De keizer benoemde hem in 1807 tot lid van het Instituut en in 1809 tot hoogleraar in de zoölogie aan de medische faculteit te Parijs. Hij heeft zich vooral gewijd aan de studie der vergelijkende anatomie en sprak het denkbeeld uit van een aan het ganse dierenrijk ten grond liggende planmatige eenheid (unité de composition). In de afstammingsleer beschouwde hij zich als leerling van Lamarck in zoverre dat hij aan het milieu een grote invloed toekende.
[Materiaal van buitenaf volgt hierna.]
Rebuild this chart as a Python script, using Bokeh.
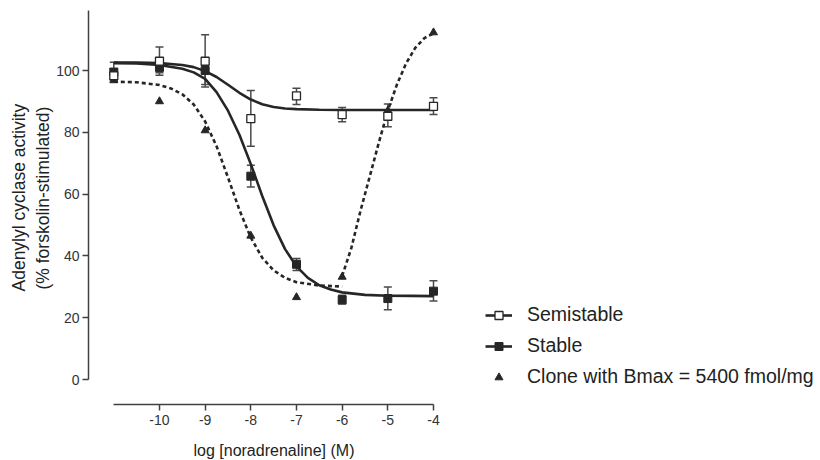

In zijn wetenschappelijke strijd met Cuvier (in de Parijse Académie 1830) waarvoor Goethe zich zeer interesseerde, werden de methoden der vergelijkende anatomie besproken en de grenzen aan die methoden gesteld.Bibl.: Histoire naturelle des mammifères (samen met Cuvier, 4 dln, 1820-1842); Philosophie anatomique (2 dln, 1819-1822); Sur le principe de l’unité de composition organique (1828); Cours de l’histoire naturelle des mammifères (1828); Principes de philosophie zoologique (1830); Notions synthétiques de philosophie naturelle (1838).
Lit.: Isidore G. St-Hilaire, Vie, travaux et doctrine scientifique d’E. G. S.
H. (Paris 1847); Ducrotay de Blainville, Cuvier et G. (1890).